Objective: Copy out all lines of the records in which the word "this" appears.

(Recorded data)
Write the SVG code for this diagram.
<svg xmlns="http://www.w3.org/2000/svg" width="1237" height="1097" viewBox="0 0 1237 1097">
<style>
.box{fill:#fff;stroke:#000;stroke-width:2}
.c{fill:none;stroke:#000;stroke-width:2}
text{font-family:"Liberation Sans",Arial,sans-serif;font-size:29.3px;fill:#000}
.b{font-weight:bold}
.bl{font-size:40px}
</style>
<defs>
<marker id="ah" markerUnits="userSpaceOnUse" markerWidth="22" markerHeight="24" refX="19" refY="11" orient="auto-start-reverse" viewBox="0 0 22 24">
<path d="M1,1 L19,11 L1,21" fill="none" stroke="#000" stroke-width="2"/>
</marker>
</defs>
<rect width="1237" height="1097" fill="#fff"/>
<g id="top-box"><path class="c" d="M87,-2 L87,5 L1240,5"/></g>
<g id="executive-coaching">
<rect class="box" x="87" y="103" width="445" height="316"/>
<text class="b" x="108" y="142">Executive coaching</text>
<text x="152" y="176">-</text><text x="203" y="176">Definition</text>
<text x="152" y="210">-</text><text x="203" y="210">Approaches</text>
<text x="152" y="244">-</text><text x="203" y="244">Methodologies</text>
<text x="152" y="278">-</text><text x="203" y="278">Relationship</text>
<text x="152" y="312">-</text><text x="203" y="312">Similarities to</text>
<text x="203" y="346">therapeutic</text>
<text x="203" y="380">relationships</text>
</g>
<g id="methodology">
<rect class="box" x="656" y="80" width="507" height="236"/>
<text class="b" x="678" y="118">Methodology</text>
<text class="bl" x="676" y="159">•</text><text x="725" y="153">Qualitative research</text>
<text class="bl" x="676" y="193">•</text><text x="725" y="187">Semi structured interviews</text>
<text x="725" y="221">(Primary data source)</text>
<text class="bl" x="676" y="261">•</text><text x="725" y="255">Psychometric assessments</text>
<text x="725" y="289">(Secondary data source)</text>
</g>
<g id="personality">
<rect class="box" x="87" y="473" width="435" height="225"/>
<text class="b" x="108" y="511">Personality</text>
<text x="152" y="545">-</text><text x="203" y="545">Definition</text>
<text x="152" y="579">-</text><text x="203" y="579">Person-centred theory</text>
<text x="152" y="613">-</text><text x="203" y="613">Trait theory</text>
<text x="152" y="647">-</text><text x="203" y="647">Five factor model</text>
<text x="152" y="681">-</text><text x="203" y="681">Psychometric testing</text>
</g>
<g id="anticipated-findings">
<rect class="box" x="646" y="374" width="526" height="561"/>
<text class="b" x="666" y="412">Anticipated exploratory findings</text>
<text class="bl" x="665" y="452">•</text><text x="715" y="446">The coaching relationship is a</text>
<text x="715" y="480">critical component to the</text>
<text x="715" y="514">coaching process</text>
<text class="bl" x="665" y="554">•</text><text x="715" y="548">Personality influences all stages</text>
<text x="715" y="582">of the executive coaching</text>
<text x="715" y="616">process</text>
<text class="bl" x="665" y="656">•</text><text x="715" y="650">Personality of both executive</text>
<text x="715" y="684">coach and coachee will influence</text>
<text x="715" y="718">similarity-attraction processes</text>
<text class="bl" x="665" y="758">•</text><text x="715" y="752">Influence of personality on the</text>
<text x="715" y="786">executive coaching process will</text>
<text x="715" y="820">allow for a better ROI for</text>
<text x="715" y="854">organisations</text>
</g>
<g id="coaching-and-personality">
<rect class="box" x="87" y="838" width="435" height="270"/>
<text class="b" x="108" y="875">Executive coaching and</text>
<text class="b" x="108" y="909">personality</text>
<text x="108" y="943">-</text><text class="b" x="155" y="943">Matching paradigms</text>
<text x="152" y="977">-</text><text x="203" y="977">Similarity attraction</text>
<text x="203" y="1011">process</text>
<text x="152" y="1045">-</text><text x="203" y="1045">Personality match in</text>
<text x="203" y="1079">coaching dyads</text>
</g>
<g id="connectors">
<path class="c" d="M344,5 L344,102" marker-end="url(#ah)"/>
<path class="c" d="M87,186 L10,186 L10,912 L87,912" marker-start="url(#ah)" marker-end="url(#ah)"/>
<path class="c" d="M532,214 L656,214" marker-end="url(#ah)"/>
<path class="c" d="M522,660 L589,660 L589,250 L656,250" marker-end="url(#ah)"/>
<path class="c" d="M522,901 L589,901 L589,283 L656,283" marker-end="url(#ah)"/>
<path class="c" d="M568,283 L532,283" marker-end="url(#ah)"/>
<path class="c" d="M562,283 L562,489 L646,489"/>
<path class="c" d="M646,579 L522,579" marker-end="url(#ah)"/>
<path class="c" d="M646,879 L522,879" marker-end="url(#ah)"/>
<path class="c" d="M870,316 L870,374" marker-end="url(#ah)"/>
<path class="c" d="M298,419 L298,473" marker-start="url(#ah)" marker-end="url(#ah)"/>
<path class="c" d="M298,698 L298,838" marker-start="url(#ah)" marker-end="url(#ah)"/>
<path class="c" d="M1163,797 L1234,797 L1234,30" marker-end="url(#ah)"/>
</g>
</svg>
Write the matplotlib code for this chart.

Task output:
Write the SVG code for this diagram.
Write the matplotlib code for this chart.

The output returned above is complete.